I’ve proposed that our working group use GitHub as the main place to keep track of and share code being developed for the projects. On GitHub, it is possible to request a private Organization for educational or research purposes, which allows the code to be developed privately within the group (e.g., only invited collaborators can view the Organization’s repositories), but later released publicly when the final product is ready. An Organization allows large teams (potentially with varying read/write permissions) to view, develop, edit, and comment on repositories from a central location – a great tool for a working group! I am aware that members of our group have varying levels of comfort with this tool (no familiarity, have an inactive account, regularly use, complex collaborative workflow), but my goal is for us to have a central “master” location for developing code (versus people’s personal repositories, laptops, or email), and a place to discuss issues that arise – rather than a barrier for participants who are not currently using or familiar with GitHub, or uncomfortable with developing code “out in the open”.
With this in mind, it seems like for a large working group, it would be useful to develop a set of guidelines for our GitHub Organization, that include how to set up and use repositories, communication, preferred style formats, and links to cheatsheets or guidelines for novice users, as well as a README.md template that could be used for each new project repository. Researchers are generally very busy, and the guidelines should be concise and informative so they don’t end up TL;DR.
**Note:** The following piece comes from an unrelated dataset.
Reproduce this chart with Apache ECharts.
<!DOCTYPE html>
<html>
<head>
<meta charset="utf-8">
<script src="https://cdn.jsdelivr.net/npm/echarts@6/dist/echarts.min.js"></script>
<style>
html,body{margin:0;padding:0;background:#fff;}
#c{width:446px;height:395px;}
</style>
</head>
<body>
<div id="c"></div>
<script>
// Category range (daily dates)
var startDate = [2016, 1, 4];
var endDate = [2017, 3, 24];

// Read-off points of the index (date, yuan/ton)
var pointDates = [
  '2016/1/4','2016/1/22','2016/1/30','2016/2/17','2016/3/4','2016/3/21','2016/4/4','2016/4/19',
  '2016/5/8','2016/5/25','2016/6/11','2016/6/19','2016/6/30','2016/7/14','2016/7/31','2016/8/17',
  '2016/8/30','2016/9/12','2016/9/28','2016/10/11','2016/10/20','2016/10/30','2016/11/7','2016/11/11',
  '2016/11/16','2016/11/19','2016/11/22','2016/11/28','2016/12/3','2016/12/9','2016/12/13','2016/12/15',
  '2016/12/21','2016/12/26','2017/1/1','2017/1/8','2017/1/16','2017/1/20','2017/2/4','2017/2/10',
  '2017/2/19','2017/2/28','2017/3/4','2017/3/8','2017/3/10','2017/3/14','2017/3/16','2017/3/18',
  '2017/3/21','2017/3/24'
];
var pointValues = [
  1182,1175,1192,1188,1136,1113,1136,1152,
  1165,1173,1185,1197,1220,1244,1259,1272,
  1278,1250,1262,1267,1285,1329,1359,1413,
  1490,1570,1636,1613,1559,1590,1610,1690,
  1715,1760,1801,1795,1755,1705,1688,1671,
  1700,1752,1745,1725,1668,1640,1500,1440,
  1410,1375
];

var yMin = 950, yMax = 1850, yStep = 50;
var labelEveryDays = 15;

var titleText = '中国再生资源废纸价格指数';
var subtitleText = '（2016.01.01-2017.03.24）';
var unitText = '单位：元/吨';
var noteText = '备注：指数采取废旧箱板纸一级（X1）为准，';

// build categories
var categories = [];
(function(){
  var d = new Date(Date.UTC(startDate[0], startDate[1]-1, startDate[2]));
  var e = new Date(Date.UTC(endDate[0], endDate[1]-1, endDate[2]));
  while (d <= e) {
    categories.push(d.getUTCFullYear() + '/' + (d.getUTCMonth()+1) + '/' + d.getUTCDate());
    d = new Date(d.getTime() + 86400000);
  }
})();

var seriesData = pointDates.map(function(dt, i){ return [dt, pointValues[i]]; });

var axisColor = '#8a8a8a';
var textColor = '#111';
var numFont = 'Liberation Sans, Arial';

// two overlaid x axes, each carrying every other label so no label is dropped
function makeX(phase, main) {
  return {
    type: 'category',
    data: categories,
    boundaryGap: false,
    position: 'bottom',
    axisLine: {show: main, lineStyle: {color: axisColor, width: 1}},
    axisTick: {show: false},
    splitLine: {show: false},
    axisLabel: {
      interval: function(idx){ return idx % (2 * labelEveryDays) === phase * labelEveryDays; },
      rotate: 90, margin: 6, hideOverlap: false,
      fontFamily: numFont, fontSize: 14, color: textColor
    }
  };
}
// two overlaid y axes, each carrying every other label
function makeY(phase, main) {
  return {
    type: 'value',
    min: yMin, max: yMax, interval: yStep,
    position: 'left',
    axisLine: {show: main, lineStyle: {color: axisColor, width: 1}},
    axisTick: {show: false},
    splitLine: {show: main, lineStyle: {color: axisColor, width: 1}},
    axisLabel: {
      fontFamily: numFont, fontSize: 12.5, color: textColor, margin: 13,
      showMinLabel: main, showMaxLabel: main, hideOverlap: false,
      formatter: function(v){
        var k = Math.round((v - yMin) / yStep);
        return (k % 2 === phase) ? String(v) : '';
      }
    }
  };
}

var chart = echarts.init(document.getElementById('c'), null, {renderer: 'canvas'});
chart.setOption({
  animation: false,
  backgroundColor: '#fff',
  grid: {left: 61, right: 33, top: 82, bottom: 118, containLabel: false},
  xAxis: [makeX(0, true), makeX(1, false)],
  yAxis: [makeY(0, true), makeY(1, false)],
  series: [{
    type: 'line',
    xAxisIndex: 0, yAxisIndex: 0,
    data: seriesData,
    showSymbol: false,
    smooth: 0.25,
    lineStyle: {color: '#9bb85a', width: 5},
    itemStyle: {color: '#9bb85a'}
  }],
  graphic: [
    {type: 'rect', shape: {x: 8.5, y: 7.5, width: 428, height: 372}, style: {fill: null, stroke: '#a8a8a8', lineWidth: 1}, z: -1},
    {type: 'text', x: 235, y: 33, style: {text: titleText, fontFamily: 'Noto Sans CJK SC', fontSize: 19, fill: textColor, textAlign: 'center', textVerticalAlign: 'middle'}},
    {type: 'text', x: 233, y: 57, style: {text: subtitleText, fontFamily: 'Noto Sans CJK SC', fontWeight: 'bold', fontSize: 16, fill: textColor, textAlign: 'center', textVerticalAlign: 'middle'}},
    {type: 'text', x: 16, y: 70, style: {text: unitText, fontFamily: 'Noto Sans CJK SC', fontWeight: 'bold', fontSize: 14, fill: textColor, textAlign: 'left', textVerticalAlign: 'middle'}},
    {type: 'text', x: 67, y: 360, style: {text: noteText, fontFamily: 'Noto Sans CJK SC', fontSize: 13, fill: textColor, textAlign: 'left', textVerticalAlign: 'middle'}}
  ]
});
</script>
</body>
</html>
I’m curious if others have used GitHub for large working groups, if you developed a set of use guidelines, and how you felt the approach was received (Were participants on-board with the plan? Did it help your code organization?). If you developed a set of basic guidelines, what main points did you emphasize the most? What are the major basic points to get across to GitHub novice-advanced users? Is there anything you see in the proposed guidelines below that seems unclear, too wordy, or incorrect? I’d love to hear what has worked (0r not) for other teams.
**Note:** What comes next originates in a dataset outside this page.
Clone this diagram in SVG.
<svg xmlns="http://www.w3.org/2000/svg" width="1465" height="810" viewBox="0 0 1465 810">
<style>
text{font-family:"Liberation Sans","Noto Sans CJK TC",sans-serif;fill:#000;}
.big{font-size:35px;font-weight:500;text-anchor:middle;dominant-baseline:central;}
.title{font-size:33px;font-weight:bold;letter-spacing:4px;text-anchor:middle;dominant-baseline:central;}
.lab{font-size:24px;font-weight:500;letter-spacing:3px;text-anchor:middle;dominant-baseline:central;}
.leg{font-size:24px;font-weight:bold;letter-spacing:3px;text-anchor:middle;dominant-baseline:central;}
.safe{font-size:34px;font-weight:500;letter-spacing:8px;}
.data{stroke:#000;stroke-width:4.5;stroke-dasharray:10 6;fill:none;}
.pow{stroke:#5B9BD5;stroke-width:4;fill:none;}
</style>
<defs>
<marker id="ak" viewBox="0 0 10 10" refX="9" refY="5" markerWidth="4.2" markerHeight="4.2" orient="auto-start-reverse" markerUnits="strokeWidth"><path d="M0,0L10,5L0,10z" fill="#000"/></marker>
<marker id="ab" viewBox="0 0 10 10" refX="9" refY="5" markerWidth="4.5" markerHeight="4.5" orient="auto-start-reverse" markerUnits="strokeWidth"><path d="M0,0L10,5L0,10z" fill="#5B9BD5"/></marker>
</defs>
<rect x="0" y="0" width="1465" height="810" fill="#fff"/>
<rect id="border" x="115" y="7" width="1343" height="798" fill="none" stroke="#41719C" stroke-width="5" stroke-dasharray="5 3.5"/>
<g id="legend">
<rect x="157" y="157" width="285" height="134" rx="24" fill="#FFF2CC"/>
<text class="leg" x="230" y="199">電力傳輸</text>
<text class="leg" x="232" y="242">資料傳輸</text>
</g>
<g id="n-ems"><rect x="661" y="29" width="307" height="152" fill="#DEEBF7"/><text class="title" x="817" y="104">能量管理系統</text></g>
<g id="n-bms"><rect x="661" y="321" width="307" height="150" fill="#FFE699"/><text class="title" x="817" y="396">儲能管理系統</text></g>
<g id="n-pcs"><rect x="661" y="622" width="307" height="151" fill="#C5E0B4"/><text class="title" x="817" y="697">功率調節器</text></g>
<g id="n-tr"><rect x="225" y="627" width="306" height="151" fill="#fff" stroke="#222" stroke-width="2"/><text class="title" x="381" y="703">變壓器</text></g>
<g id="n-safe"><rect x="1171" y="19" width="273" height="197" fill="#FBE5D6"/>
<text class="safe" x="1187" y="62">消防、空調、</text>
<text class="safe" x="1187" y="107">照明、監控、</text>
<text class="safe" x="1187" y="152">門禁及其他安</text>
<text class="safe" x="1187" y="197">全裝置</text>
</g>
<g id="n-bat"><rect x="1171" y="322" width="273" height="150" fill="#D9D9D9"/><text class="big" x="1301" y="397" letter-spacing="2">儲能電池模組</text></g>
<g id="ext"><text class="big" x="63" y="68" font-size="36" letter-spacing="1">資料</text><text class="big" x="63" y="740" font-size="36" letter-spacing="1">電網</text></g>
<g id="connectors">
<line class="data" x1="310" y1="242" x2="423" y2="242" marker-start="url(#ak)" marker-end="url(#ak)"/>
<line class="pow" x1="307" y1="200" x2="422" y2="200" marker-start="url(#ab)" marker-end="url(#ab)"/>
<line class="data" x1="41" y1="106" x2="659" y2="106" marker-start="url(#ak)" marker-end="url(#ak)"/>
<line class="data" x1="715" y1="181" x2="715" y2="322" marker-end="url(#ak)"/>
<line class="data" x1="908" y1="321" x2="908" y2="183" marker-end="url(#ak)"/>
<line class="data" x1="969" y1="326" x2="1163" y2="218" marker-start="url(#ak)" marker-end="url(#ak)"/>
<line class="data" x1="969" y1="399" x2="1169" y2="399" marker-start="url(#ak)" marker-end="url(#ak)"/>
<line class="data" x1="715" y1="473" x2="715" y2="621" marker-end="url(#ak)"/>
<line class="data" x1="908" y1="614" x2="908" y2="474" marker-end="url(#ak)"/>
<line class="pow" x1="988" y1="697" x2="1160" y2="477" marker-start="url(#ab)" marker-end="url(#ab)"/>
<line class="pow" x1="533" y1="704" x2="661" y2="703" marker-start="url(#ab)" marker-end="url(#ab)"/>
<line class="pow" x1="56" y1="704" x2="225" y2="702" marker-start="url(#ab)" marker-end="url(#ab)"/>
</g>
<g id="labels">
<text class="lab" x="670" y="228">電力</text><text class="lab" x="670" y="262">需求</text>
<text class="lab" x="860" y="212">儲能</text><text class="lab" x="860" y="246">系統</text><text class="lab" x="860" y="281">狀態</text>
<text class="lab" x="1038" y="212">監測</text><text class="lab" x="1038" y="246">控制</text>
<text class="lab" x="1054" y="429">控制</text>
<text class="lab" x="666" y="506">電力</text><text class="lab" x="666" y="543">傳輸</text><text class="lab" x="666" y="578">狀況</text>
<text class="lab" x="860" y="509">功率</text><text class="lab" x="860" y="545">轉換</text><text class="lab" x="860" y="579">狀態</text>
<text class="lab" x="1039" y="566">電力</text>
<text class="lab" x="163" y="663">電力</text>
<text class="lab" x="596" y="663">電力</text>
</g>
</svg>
Here’s what I’ve outlined so far:
Contains guidelines for collaborating in the GitHub Organization for the working group. In order to keep track of what we’ve done, enhance reproducibility, improve communication across groups, and to be able to easily track down and fix potential errors, we strongly encourage all sub-groups to use GitHub to store and edit code related to the main projects.
- repositories should have short, but informative, names, with no spaces
- README.md file – this file has brief text with the names of the main participants, the main questions being addressed (like a mini-abstract), and the main tools (R, R packages, datasets) that are needed to run the code. It should also include any important information someone new looking at the project would need to run or understand the code (e.g. the code needs to be run on a server, dependencies, known bugs, or the order in which multiple files are to be run).
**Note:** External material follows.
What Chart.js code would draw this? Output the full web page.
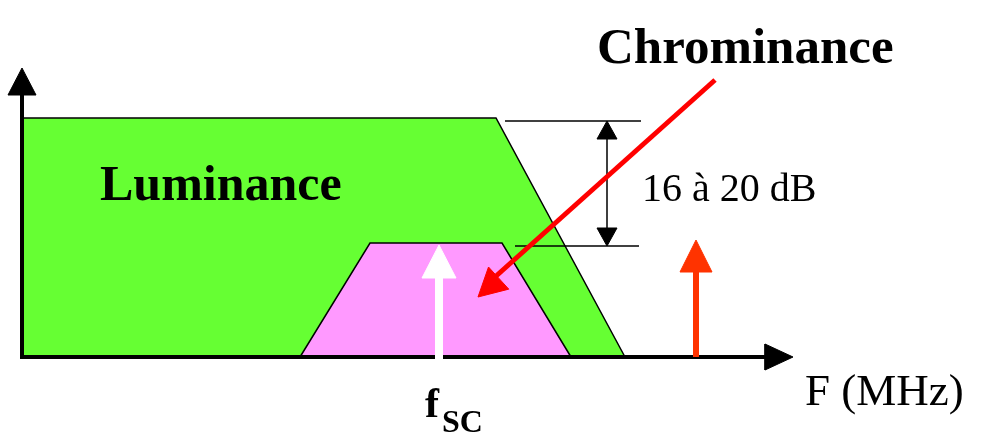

- Please look at the README_template.md file in this repository as an example.
- If you are unfamiliar with markdown, you can find a cheatsheet here.
- code – we anticipate that most projects will be done using R scripts, but other code is OK, if it is useful/necessary. Ideally, the code will allow a user to go from raw data to final figures and results.
- DO NOT PUT DATA FILES ON GITHUB – While small data files can often be stored on GitHub without causing large issues, larger datafiles or files that are frequently edited may exceed GitHub’s storage space and cause problems downstream. It would be better to access the data within the code from it’s home on Dropbox (or elsewhere), and be really clear in your README file about which data you are using.
3. At a minimum, someone from each break-out group should update the repository at the end of the day (but feel free to commit your changes more frequently!).
- Please use short, but informative commit messages that clearly describe what the new changes accomplish. Ideally, each commit message represents a cohesive “chunk” or a single type of update (e.g. NOT “We made a lot of changes in 5 different files that all run models”).
4. Strive for clear communication among team members to keep track of changes, comments, and bugs in the code being developed.
- Use short, informative commit messages (see above)
- We don’t need to follow a really complex workflow (e.g. you can update files in the repositories directly instead of using pull requests), but we can use some of the tools to help us keep track of comments and issues
- Issues are a way for code collaborators to comment and receive notification about a particular question, bug, or opinion about the code, and to be able to join a broader discussion. You can read more about issues here.
- When submitting an issue, please try to briefly (1) clearly describe the problem and exactly where in the code it occurs, (2) explain why, specifically, it is a problem for you, and (3) try to reproduce the error, suggest what might be causing the problem (line of code, commit, or data) and/or suggest a possible solution (if you don’t have one yourself).
5. As much as possible, follow consistent code format and style guidelines so that it can be more easily read and shared among team members.
- R Style guidelines can be found here
- Use TODO and FIXME comments to identify specific areas in the code that need attention
- Don’t worry too much about specific styles, but consistent naming practices, good use of white space, and informative comments can go a long way towards making collaborative coding better!